Comment préparer au mieux la sortie de la crise ?
Scénarios incertains, ampleur des questions à traiter… Il reste beaucoup à faire pour sortir au mieux de la crise. Analyse.
Quel pilotage de la sortie de crise ? Les prévisions économiques ne font guère apparaître le retour prochain de la croissance. Rien dans les chiffres n’incline à un optimisme débordant pour 2010. Autre facteur, l’apurement des pertes dans les bilans bancaires n’est pas achevé.
Même si des efforts ont été faits, la volonté politique de coordination n’est pas suffisante. L’importance des déficits publics constitue un handicap.
Enfin, la capacité des institutions financières internationales (FMI, Conseil de stabilité financière, BRI) à mener à bien les réformes reste à démontrer.
Elles concernent de nouvelles modalités de régulation financières s’adressant à tous les acteurs de tous les pays. L’évaluation et l’ajustement des mécanismes prudentiels mis en œuvre doit être faite régulièrement sans attendre la prochaine crise.
Dans ces conditions, que faut-il faire ? « Oublier la crise » c’est le retour du chacun pour soi. C’est considérer que dans toute crise il est normal qu’il y ait des « gagnants » et des « perdants ». C’est aussi « laisser faire » la concentration financière et la finance de marché avec son cortège de « produits toxiques » et de bonus pour les traders.
« Faire autrement » c’est réhabiliter le long terme, c’est prendre en compte le développement durable, maîtriser les risques, développer une « finance patiente », concevoir la régulation non comme une contrainte qu’il convient de contourner mais comme une aide au développement.
Coupable et dangereux
Restent trois questions majeures.
– 1. Les questions monétaires et des taux de change des grandes monnaies (dollar, euro, yen et yuan) ont été occultées lors des trois derniers G20. Le désordre monétaire mondial fondé sur une entente sino-américaine se réalise au détriment du monde entier, Europe en tête. Ces questions monétaires ne doivent plus être les oubliées de la concertation internationale.

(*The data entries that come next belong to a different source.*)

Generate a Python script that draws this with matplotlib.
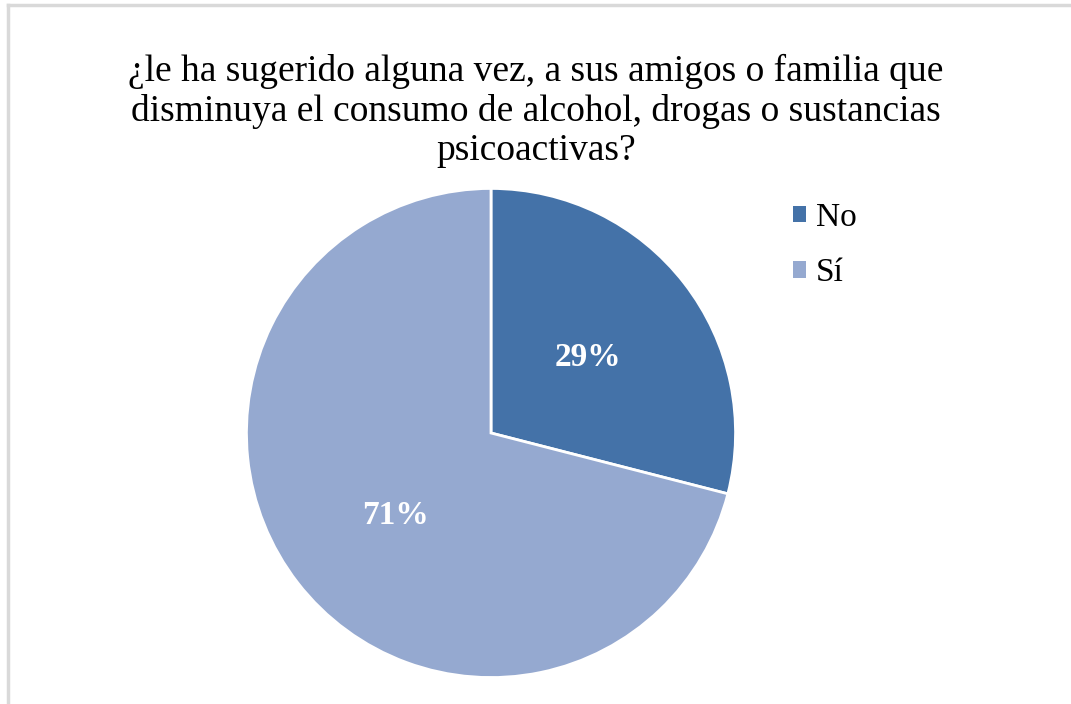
import matplotlib
matplotlib.use("Agg")
import matplotlib.pyplot as plt
from matplotlib.patches import Rectangle
from matplotlib.lines import Line2D

categories = ["No", "Sí"]
values = [29, 71]
labels_pct = ["29%", "71%"]
colors = ["#4472A8", "#95A9D0"]
title = "¿le ha sugerido alguna vez, a sus amigos o familia que\ndisminuya el consumo de alcohol, drogas o sustancias\npsicoactivas?"

plt.rcParams['font.family'] = ['Liberation Serif', 'DejaVu Serif']

W, H = 1071, 704
fig = plt.figure(figsize=(W/100, H/100), dpi=100)

# border
fig.add_artist(Line2D([8/W, 8/W], [0, 1 - 5/H], color="#D9D9D9", lw=2.5, transform=fig.transFigure))
fig.add_artist(Line2D([8/W, 1], [1 - 5/H, 1 - 5/H], color="#D9D9D9", lw=2.5, transform=fig.transFigure))

cx, cy, r = 491, 433, 247
ax = fig.add_axes([(cx - r)/W, (H - cy - r)/H, 2*r/W, 2*r/H])
wedges, _ = ax.pie(values, colors=colors, startangle=90, counterclock=False,
                   radius=1, wedgeprops=dict(edgecolor="white", linewidth=2))
ax.set_xlim(-1.01, 1.01)
ax.set_ylim(-1.01, 1.01)
ax.set_aspect('equal')
ax.axis('off')

# percentage labels
label_pos = [(588, 358), (395, 515)]
for (px, py), t in zip(label_pos, labels_pct):
    fig.text(px/W, 1 - py/H, t, color="white", fontsize=24, fontweight="bold",
             ha="center", va="center")

fig.text(536/W, 1 - 111/H, title, ha="center", va="center", fontsize=27,
         linespacing=1.18, color="black")

handles = [Rectangle((0, 0), 1, 1, facecolor=c, edgecolor="none") for c in colors]
leg = fig.legend(handles, categories, loc="upper left", bbox_to_anchor=(780/W, 1 - 189/H),
                 frameon=False, fontsize=24, handlelength=0.38, handleheight=0.38,
                 handletextpad=0.3, labelspacing=0.75, borderaxespad=0, borderpad=0.4)

fig.savefig("out.png", dpi=100)
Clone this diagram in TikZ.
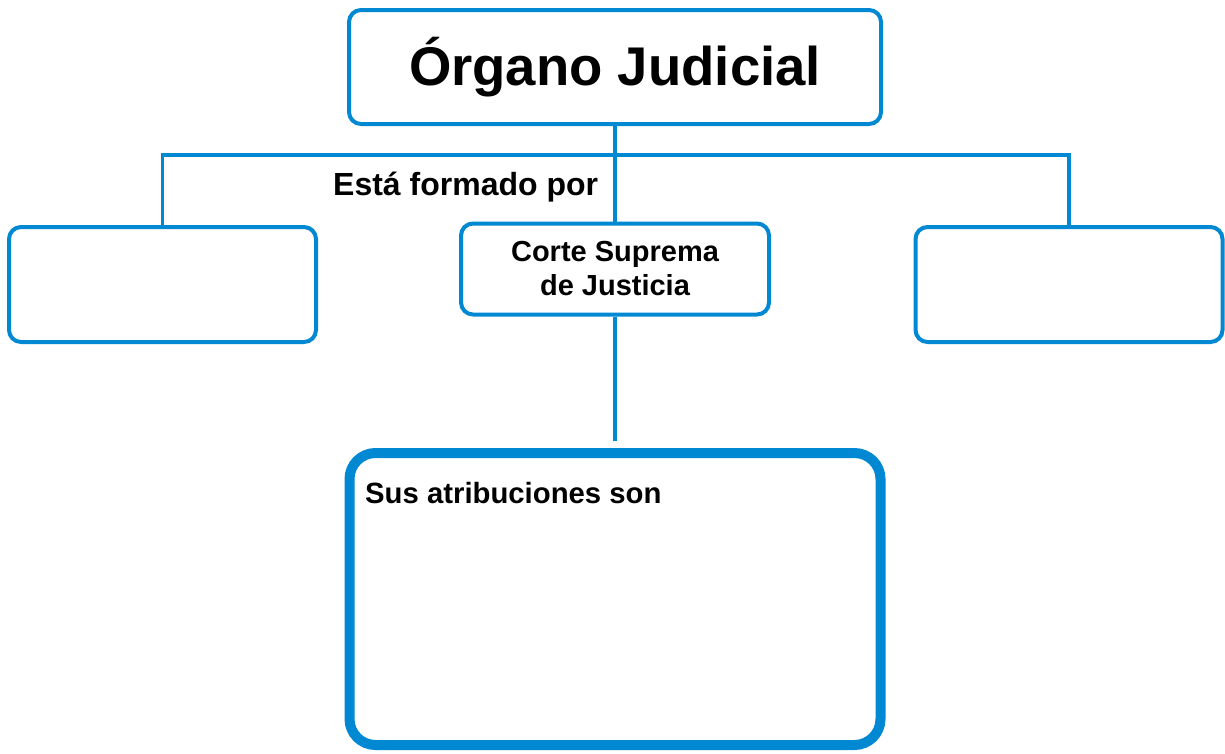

– 2. Le dernier sommet du G20 aborde de façon éclatée les questions de l’énergie. Il les prend sous l’angle de la transparence des marchés, de la stimulation des énergies renouvelables. Il manque une approche globale de ces questions alors qu’elles touchent au réchauffement climatique, au modèle de développement économique, aux reconversions et à la création de nouvelles activités économiques, aux migrations de population. Selon l’ONU, suite à des catastrophes liées au climat, d’ici 50 ans, 200 millions de personnes pourraient être concernées.
– 3. Le G20 n’aborde presque pas les questions dramatiques de la faim dans le monde. Après les émeutes de la faim qui ont secoué plus de 30 pays au printemps 2008, il n’est pas sûr que ses récentes décisions soient à la hauteur des enjeux. Comme le révèle le 10e rapport de la FAO sur « l’insécurité alimentaire », compte tenu de la crise, l’objectif du sommet mondial de l’alimentation est de réduire de moitié le nombre de personnes souffrant de sous-alimentation. Ce passage à « pas plus de 420 millions d’ici 2015 » ne sera pas réalisé si les tendances qui régnaient avant ces crises se poursuivent.
On le voit, beaucoup de choses restent à faire. Ne pas les entreprendre serait coupable. Contourner, esquiver les difficultés serait dangereux. Il faut donc être clair sur le diagnostic, la profondeur et les différentes facettes de la crise pour préparer du mieux possible « la sortie de crise ».